§ EXERCISE
Please quote exactly the opening lines of the data, from the first line to the one where "(0,0) rectangle (1967,1224);" appears.

§ DATA SECTION
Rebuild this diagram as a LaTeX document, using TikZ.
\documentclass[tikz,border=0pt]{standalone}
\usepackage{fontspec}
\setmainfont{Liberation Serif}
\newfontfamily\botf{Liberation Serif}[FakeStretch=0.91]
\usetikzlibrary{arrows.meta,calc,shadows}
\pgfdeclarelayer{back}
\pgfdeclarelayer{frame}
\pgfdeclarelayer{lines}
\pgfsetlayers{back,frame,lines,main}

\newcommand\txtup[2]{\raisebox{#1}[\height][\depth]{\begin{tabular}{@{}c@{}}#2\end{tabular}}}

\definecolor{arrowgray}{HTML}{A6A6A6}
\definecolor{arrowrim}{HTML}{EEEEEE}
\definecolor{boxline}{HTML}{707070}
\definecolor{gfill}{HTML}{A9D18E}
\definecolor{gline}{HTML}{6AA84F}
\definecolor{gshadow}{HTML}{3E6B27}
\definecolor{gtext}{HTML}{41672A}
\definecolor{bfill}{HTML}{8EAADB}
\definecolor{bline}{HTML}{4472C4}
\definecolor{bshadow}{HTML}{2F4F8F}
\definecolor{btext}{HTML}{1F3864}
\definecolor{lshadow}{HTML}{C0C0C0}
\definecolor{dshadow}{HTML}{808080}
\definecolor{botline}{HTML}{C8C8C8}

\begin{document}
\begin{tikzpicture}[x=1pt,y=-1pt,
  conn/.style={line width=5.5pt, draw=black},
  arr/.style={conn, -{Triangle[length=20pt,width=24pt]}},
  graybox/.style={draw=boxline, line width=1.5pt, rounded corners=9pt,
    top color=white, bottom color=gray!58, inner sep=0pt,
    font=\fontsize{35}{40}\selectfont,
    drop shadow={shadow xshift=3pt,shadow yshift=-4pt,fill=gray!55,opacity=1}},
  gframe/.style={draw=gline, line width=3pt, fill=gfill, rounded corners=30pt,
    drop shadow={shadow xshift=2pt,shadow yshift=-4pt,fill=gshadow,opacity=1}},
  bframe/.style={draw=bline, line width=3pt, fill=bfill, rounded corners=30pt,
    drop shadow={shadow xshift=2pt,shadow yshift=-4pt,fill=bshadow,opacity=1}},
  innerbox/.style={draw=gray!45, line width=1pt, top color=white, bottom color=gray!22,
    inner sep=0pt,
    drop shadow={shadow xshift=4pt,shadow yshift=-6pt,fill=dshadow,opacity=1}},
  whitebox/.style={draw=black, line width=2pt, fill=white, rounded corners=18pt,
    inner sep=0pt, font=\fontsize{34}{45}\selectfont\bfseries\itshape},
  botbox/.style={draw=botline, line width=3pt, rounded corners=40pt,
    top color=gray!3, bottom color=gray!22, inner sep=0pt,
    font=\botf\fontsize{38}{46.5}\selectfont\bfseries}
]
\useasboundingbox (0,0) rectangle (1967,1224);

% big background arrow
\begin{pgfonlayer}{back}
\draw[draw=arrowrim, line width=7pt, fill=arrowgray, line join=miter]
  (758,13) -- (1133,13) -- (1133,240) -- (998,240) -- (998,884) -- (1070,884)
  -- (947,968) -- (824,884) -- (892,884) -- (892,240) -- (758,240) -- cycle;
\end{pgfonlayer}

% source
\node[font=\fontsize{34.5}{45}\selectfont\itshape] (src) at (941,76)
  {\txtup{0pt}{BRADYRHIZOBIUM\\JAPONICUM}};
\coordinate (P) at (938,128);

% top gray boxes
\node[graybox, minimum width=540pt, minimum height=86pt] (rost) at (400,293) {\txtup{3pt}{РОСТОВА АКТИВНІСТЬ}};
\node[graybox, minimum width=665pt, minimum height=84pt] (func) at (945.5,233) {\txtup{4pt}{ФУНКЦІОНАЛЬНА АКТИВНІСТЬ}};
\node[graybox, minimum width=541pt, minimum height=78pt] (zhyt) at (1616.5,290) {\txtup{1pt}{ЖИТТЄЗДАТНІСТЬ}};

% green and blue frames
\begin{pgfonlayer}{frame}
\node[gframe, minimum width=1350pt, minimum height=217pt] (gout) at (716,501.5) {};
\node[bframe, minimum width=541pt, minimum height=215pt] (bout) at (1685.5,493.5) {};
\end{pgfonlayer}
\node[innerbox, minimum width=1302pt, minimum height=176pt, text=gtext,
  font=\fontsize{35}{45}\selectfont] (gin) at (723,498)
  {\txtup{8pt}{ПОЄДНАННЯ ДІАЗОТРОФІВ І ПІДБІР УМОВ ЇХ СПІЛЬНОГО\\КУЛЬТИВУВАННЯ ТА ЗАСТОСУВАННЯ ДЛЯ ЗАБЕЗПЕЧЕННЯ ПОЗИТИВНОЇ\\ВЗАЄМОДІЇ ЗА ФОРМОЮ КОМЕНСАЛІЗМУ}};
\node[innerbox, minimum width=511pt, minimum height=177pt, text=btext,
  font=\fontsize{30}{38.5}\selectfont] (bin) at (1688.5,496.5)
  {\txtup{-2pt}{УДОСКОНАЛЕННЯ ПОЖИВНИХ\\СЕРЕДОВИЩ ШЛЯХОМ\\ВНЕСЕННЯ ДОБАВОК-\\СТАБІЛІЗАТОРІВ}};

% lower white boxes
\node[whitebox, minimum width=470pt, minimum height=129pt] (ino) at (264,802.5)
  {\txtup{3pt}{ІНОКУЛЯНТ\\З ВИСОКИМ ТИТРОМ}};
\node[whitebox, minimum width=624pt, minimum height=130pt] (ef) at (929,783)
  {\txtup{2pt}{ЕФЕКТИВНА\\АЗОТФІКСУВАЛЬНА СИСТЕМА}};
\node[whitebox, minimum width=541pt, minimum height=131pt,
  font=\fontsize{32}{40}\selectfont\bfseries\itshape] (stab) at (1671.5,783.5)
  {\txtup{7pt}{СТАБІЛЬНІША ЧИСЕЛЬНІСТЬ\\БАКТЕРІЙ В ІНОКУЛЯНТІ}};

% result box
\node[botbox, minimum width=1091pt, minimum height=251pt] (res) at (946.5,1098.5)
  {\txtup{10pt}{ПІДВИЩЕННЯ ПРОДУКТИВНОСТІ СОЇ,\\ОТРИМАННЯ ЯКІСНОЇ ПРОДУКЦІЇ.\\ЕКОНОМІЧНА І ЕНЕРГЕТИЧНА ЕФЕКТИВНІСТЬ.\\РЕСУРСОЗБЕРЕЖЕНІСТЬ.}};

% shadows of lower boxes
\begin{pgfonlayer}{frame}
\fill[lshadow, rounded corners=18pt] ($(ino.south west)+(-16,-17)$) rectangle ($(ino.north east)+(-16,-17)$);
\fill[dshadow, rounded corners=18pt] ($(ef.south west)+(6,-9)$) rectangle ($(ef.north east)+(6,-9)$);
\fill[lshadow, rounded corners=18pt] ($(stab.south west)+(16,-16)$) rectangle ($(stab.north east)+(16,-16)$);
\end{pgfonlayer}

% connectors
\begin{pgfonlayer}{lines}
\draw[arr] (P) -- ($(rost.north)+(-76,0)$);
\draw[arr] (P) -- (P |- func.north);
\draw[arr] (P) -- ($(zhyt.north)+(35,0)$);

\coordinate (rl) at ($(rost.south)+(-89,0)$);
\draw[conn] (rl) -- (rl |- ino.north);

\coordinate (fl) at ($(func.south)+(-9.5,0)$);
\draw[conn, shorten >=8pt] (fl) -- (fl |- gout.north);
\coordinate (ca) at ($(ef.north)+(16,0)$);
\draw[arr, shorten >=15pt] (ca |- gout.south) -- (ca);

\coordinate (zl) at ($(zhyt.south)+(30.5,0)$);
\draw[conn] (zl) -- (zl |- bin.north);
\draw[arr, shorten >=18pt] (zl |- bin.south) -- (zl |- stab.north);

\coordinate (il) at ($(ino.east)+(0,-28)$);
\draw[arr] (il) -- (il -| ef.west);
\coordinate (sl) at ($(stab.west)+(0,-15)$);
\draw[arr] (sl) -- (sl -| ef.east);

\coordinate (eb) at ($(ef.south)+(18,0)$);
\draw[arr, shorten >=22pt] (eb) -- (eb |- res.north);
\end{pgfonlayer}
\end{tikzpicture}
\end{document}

§ EXPECTED OUTPUT
Rebuild this diagram as a LaTeX document, using TikZ.
\documentclass[tikz,border=0pt]{standalone}
\usepackage{fontspec}
\setmainfont{Liberation Serif}
\newfontfamily\botf{Liberation Serif}[FakeStretch=0.91]
\usetikzlibrary{arrows.meta,calc,shadows}
\pgfdeclarelayer{back}
\pgfdeclarelayer{frame}
\pgfdeclarelayer{lines}
\pgfsetlayers{back,frame,lines,main}

\newcommand\txtup[2]{\raisebox{#1}[\height][\depth]{\begin{tabular}{@{}c@{}}#2\end{tabular}}}

\definecolor{arrowgray}{HTML}{A6A6A6}
\definecolor{arrowrim}{HTML}{EEEEEE}
\definecolor{boxline}{HTML}{707070}
\definecolor{gfill}{HTML}{A9D18E}
\definecolor{gline}{HTML}{6AA84F}
\definecolor{gshadow}{HTML}{3E6B27}
\definecolor{gtext}{HTML}{41672A}
\definecolor{bfill}{HTML}{8EAADB}
\definecolor{bline}{HTML}{4472C4}
\definecolor{bshadow}{HTML}{2F4F8F}
\definecolor{btext}{HTML}{1F3864}
\definecolor{lshadow}{HTML}{C0C0C0}
\definecolor{dshadow}{HTML}{808080}
\definecolor{botline}{HTML}{C8C8C8}

\begin{document}
\begin{tikzpicture}[x=1pt,y=-1pt,
  conn/.style={line width=5.5pt, draw=black},
  arr/.style={conn, -{Triangle[length=20pt,width=24pt]}},
  graybox/.style={draw=boxline, line width=1.5pt, rounded corners=9pt,
    top color=white, bottom color=gray!58, inner sep=0pt,
    font=\fontsize{35}{40}\selectfont,
    drop shadow={shadow xshift=3pt,shadow yshift=-4pt,fill=gray!55,opacity=1}},
  gframe/.style={draw=gline, line width=3pt, fill=gfill, rounded corners=30pt,
    drop shadow={shadow xshift=2pt,shadow yshift=-4pt,fill=gshadow,opacity=1}},
  bframe/.style={draw=bline, line width=3pt, fill=bfill, rounded corners=30pt,
    drop shadow={shadow xshift=2pt,shadow yshift=-4pt,fill=bshadow,opacity=1}},
  innerbox/.style={draw=gray!45, line width=1pt, top color=white, bottom color=gray!22,
    inner sep=0pt,
    drop shadow={shadow xshift=4pt,shadow yshift=-6pt,fill=dshadow,opacity=1}},
  whitebox/.style={draw=black, line width=2pt, fill=white, rounded corners=18pt,
    inner sep=0pt, font=\fontsize{34}{45}\selectfont\bfseries\itshape},
  botbox/.style={draw=botline, line width=3pt, rounded corners=40pt,
    top color=gray!3, bottom color=gray!22, inner sep=0pt,
    font=\botf\fontsize{38}{46.5}\selectfont\bfseries}
]
\useasboundingbox (0,0) rectangle (1967,1224);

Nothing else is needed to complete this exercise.